Friday, January 11, 2008

Necklace of Kisses


"It's been so extraordinary," said Weetzie. "And I never use that word! Like a magical-realist book or a Fellini movie. I haven't this way in about ten years."

One of the remarkable things about reading almost any Francesca Lia Block novel is the way she is able to make Los Angeles and the Hollywood Hills seem to appear as a place of genuine magic. In spite of what we tend to know better, about smog and violence, pollution and a typically unromantic city, Block is able to make it beautiful.


The book is sequel of sorts of Block's Dangerous Angels series, featuring the punk-rock pixie Weetzie Bat and her diverse cast of friends, lovers and children. Weetzie, as heroine's go, is well meaning and kind. She is simple and self-involved the way most romantic heroine's are: her world is the only thing she needs to know about. But in Necklace of Kisses the world which she has carefully constructed is forced to confront reality. Her boyfriend of 20 years, Max, has spent the two years following September 11, 2001 in a deep funk, and it has literally drained their relationship of joy, love, and kisses. So Weetzie packs the essentials, thinking "what would Audrey [Hepburn] do?" and heads off to a pink hotel in search of her missing kisses. She is chasing a prom night memory, and isn't sure herself what she expects to find.


What does happen is possibly one of the first meta-magic-realism novels I've ever read. In her quest for discovery Weetzie meets a mermaid who has made herself into a Pamela Anderson look-a-like, she meets a fairy, a faun (named Pan, no less), an angel, a spider-woman, a genie and twelve dancing princesses. Many of the characters she meets are manifestations of references that Weetzie herself has made in previous chapters, and almost all of them are exactly what you expect them to be. With each kiss, Weetzie collects a physical gemstone (hence the title). There are very few surprises in Necklace of Kisses, but it doesn't make the book bad.

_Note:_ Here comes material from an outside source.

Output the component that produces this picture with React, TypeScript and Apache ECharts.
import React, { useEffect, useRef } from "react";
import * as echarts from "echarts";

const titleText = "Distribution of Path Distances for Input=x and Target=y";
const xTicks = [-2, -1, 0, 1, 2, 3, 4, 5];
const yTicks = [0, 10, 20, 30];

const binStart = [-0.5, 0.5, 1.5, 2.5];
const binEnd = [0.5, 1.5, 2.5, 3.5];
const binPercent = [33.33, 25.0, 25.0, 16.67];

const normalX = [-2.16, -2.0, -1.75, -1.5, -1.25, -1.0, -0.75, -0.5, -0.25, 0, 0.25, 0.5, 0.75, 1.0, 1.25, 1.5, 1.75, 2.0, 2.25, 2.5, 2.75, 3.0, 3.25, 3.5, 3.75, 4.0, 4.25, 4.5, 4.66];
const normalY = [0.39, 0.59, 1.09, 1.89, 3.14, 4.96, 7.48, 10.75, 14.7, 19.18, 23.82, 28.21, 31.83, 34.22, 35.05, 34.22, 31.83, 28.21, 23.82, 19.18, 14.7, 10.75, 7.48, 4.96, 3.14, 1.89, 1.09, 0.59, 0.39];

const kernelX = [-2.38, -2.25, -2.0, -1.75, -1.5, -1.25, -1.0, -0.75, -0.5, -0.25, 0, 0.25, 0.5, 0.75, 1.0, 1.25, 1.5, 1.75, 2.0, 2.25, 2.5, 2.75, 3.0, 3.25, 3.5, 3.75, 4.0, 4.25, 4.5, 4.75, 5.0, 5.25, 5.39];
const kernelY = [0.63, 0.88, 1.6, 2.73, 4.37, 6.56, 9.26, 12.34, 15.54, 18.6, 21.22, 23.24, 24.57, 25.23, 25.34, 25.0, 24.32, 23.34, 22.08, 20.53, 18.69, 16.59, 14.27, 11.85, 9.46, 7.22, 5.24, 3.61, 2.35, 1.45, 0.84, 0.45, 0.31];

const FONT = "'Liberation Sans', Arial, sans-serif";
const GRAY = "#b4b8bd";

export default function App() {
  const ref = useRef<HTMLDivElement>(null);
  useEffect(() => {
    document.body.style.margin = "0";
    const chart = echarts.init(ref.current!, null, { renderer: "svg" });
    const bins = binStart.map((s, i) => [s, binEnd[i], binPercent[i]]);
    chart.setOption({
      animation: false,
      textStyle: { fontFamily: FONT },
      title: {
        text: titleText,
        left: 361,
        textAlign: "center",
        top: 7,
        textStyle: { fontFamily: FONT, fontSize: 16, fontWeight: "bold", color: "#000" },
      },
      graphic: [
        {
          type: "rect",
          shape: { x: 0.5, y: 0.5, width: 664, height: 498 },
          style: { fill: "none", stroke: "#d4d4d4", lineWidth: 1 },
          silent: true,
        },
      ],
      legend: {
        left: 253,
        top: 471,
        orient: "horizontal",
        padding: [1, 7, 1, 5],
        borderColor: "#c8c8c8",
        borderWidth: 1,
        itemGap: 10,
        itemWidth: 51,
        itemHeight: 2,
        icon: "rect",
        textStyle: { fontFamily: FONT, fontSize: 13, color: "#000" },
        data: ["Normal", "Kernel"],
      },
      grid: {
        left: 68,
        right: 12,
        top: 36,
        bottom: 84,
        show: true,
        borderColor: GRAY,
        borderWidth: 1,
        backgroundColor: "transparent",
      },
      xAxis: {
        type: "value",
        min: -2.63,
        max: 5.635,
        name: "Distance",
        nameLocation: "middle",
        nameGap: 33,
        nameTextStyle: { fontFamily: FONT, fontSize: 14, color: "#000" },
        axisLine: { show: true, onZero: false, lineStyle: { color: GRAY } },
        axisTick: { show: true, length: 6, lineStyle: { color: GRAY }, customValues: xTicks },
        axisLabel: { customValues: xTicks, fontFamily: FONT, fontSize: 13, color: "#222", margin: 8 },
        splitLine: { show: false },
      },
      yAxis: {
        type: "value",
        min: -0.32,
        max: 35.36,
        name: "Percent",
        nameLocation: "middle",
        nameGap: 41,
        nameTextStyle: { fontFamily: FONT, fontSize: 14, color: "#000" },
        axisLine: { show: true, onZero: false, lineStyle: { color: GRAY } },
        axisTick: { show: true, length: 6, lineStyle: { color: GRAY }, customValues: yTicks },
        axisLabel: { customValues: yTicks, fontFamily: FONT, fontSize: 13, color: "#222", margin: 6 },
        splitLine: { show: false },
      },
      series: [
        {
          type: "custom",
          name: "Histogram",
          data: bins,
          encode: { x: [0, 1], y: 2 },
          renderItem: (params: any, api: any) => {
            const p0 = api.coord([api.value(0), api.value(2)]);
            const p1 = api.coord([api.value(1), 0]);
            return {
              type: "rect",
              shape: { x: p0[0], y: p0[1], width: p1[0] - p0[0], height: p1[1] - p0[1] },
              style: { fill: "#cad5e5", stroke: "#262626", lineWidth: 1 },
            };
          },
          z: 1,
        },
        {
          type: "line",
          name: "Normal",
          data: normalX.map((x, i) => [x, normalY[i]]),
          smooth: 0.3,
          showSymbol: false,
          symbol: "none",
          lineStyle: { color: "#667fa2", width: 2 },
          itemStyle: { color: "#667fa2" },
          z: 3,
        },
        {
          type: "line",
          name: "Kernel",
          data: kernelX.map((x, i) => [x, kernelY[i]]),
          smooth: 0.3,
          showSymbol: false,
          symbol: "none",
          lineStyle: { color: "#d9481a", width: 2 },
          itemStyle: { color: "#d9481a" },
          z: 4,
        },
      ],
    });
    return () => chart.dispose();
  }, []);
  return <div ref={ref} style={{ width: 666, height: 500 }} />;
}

Necklace of Kisses is far from a perfect book. It is charming and sweet, and takes full advantage of the senses, like any good magic realism novel should. But Weetzie's own awareness of the magic realism aspects of the story in which she is involved are overwhelming, and almost make it not magic realism at all. The entire point of magic realism is that extraordinary things occur, and do not seem so impossible. By the end, Weetzie is resolved to the magic, however.


The book is an easy read, and is both fun and visceral. However a better option for those unfamiliar with Block's work would be to start with Dangerous Angels.